Where a line in the listing contains the string "with", copy that line out.

Begin INFORMATION SHOWN

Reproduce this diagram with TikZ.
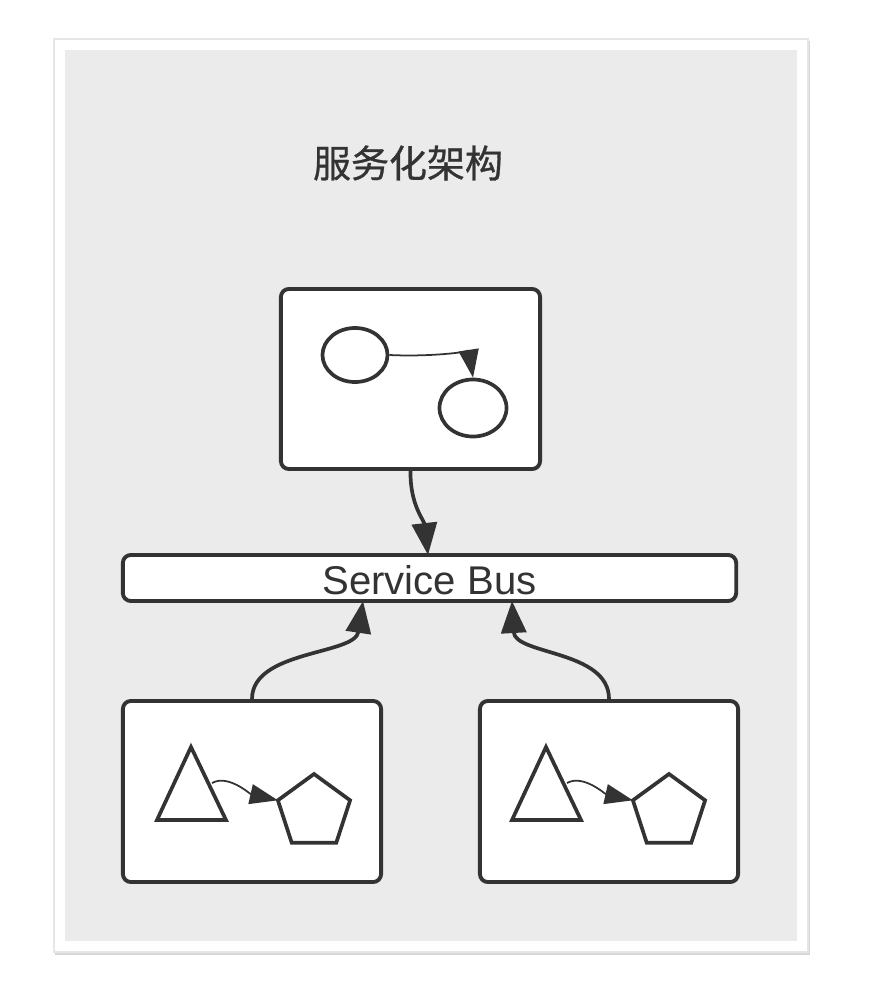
\documentclass[tikz,border=0pt]{standalone}
\usepackage{fontspec}
\setmainfont{Liberation Sans}
\newfontfamily\cjk[FakeBold=0.8]{Noto Sans CJK SC}
\usetikzlibrary{shapes.geometric,arrows.meta}
\definecolor{ink}{HTML}{333333}
\definecolor{panel}{HTML}{EBEBEB}
\definecolor{shadowc}{HTML}{D6D6D6}
\definecolor{cardline}{HTML}{E6E6E6}
\tikzset{
  box/.style={draw=ink, line width=1.1pt, fill=white, rounded corners=0.08cm, inner sep=0pt},
  oval/.style={draw=ink, line width=1.05pt, fill=white, ellipse, inner sep=0pt, minimum width=0.65cm, minimum height=0.54cm},
  shapeline/.style={draw=ink, line width=1.05pt, fill=white, line join=miter},
  bigarrow/.style={draw=ink, line width=1.05pt, -{Triangle[length=0.32cm, width=0.25cm]}},
  smallarrow/.style={draw=ink, line width=0.5pt, -{Triangle[length=0.28cm, width=0.2cm]}},
}
\begin{document}
\begin{tikzpicture}[x=0.01cm, y=-0.01cm]
\useasboundingbox (0,0) rectangle (878,988);
\fill[white] (0,0) rectangle (878,988);
% card with shadow
\fill[shadowc] (55,41) rectangle (810,955);
\filldraw[fill=white, draw=cardline, line width=0.3pt] (54,39) rectangle (808,952);
\fill[panel] (65,50) rectangle (797,941);
% title
\node[text=ink, font={\cjk\fontsize{10.8pt}{12pt}\selectfont}] (title) at (408,163) {服务化架构};
% top box
\node[box, minimum width=2.59cm, minimum height=1.80cm] (top) at (410.5,379) {};
\node[oval] (e1) at (355,355) {};
\node[oval, minimum width=0.67cm, minimum height=0.57cm] (e2) at (473,408) {};
\draw[smallarrow] (e1.east) .. controls (430,357) and (469,352) .. (e2.north);
% service bus
\node[box, minimum width=6.13cm, minimum height=0.46cm] (bus) at (429.5,578) {};
\node[text=ink, font=\fontsize{11.4pt}{13pt}\selectfont, anchor=base, inner sep=0pt] (buslabel) at (429.5,594) {Service Bus};
\coordinate (busL) at (363,601);
\coordinate (busR) at (512,601);
\coordinate (busT) at (428,555);
\draw[bigarrow] (top.south) .. controls (410,505) and (424,520) .. (busT);
% bottom boxes
\node[box, minimum width=2.58cm, minimum height=1.81cm] (L) at (252,791.5) {};
\node[box, minimum width=2.58cm, minimum height=1.81cm] (R) at (609,791.5) {};
\draw[bigarrow] (L.north) .. controls (252,650) and (355,655) .. (busL);
\draw[bigarrow] (R.north) .. controls (609,650) and (515,655) .. (busR);
% left box shapes
\draw[shapeline] (191,747) -- (226,820) -- (157,820) -- cycle;
\coordinate (triL) at (212,783);
\draw[shapeline] (314,774) -- (350.1,800.3) -- (336.3,842.7) -- (291.7,842.7) -- (277.9,800.3) -- cycle;
\coordinate (pentL) at (277.9,800.3);
\draw[smallarrow] (triL) .. controls (228,774) and (250,794) .. (pentL);
% right box shapes
\draw[shapeline] (546,747) -- (581,820) -- (512,820) -- cycle;
\coordinate (triR) at (567,783);
\draw[shapeline] (669,774) -- (705.1,800.3) -- (691.3,842.7) -- (646.7,842.7) -- (632.9,800.3) -- cycle;
\coordinate (pentR) at (632.9,800.3);
\draw[smallarrow] (triR) .. controls (583,774) and (605,794) .. (pentR);
\end{tikzpicture}
\end{document}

End INFORMATION SHOWN

= WRITTEN RESPONSE =
Reproduce this diagram with TikZ.
% card with shadow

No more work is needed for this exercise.